§ The task
Don't include pictures. Quote the lines below from the first through the line that contains "0.070, 0.030, 0.000]".

§ Collected material
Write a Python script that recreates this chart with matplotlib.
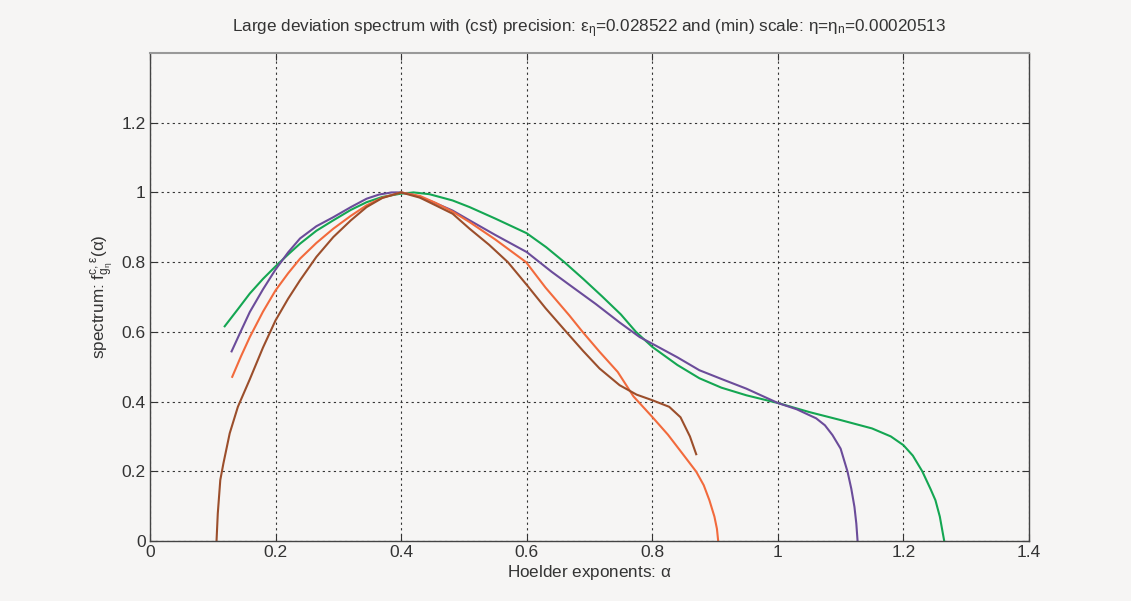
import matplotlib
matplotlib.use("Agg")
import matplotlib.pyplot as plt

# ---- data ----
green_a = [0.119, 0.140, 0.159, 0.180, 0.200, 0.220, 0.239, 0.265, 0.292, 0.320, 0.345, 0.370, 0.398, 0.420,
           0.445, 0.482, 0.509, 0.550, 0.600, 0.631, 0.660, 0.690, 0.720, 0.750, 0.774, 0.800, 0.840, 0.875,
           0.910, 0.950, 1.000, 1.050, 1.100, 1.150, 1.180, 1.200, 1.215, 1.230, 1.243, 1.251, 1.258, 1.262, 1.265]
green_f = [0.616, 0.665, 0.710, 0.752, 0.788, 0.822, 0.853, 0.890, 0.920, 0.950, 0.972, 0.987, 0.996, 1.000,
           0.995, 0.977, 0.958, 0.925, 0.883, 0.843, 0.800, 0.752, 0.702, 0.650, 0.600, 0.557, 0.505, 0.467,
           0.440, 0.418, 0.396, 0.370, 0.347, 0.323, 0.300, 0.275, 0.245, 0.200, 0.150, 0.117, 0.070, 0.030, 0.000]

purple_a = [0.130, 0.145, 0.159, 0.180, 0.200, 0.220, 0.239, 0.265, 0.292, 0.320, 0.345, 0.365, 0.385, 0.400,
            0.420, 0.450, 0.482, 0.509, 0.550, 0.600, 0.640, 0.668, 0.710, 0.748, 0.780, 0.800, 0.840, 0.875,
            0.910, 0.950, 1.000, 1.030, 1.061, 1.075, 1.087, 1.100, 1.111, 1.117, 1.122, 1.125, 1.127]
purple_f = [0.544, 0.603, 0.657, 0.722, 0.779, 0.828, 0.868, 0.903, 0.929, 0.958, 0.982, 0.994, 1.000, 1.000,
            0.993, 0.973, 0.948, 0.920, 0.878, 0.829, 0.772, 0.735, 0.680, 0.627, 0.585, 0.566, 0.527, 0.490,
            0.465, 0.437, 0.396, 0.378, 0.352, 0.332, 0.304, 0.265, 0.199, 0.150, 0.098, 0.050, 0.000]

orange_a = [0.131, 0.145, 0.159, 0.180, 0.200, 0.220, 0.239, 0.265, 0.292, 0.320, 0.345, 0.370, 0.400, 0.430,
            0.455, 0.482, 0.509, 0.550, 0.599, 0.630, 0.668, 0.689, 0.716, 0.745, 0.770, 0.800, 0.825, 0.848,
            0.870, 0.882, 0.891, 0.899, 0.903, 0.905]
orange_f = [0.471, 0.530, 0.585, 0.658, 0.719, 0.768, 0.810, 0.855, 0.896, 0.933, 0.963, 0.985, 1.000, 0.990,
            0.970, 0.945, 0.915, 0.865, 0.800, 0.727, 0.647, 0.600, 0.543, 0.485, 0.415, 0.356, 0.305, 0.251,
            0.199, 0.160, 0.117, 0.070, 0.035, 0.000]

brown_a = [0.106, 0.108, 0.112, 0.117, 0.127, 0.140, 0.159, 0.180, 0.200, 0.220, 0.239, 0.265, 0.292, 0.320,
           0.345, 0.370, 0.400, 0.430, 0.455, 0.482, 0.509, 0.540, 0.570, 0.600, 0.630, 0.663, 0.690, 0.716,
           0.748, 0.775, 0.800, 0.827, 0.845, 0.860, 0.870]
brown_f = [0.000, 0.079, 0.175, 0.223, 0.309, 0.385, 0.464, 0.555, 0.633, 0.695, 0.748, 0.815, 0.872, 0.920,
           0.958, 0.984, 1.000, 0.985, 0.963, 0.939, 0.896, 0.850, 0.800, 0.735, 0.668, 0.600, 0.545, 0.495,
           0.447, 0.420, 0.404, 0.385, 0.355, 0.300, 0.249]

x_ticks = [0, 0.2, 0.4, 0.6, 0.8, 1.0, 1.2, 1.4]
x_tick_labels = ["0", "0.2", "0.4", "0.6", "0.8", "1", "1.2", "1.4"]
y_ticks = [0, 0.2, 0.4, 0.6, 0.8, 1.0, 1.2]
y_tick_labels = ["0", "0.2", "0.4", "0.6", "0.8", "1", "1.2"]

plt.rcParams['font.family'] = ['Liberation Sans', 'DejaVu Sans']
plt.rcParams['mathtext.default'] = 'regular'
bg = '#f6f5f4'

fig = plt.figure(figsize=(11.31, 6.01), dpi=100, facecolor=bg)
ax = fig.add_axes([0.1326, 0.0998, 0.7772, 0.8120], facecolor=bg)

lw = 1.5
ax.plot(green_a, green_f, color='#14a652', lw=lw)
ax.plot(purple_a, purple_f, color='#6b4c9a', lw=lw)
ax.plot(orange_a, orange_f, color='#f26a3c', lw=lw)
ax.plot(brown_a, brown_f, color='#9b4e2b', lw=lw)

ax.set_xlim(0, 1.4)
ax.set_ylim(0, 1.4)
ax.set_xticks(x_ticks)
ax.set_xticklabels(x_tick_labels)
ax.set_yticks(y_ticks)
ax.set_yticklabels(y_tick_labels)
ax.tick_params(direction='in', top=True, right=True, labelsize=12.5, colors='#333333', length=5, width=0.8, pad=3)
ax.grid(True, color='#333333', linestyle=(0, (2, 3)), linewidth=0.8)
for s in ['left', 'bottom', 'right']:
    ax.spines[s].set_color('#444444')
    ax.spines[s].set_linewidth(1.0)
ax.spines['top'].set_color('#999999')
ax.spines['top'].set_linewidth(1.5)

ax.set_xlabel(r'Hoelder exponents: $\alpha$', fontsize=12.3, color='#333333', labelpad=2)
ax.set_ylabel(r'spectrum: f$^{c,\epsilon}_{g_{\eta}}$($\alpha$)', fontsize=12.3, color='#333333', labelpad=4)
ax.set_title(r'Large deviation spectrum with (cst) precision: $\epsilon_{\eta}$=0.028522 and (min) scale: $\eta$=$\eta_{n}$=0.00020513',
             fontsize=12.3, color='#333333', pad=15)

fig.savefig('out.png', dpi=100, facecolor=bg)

§ Solution
Write a Python script that recreates this chart with matplotlib.
import matplotlib
matplotlib.use("Agg")
import matplotlib.pyplot as plt

# ---- data ----
green_a = [0.119, 0.140, 0.159, 0.180, 0.200, 0.220, 0.239, 0.265, 0.292, 0.320, 0.345, 0.370, 0.398, 0.420,
           0.445, 0.482, 0.509, 0.550, 0.600, 0.631, 0.660, 0.690, 0.720, 0.750, 0.774, 0.800, 0.840, 0.875,
           0.910, 0.950, 1.000, 1.050, 1.100, 1.150, 1.180, 1.200, 1.215, 1.230, 1.243, 1.251, 1.258, 1.262, 1.265]
green_f = [0.616, 0.665, 0.710, 0.752, 0.788, 0.822, 0.853, 0.890, 0.920, 0.950, 0.972, 0.987, 0.996, 1.000,
           0.995, 0.977, 0.958, 0.925, 0.883, 0.843, 0.800, 0.752, 0.702, 0.650, 0.600, 0.557, 0.505, 0.467,
           0.440, 0.418, 0.396, 0.370, 0.347, 0.323, 0.300, 0.275, 0.245, 0.200, 0.150, 0.117, 0.070, 0.030, 0.000]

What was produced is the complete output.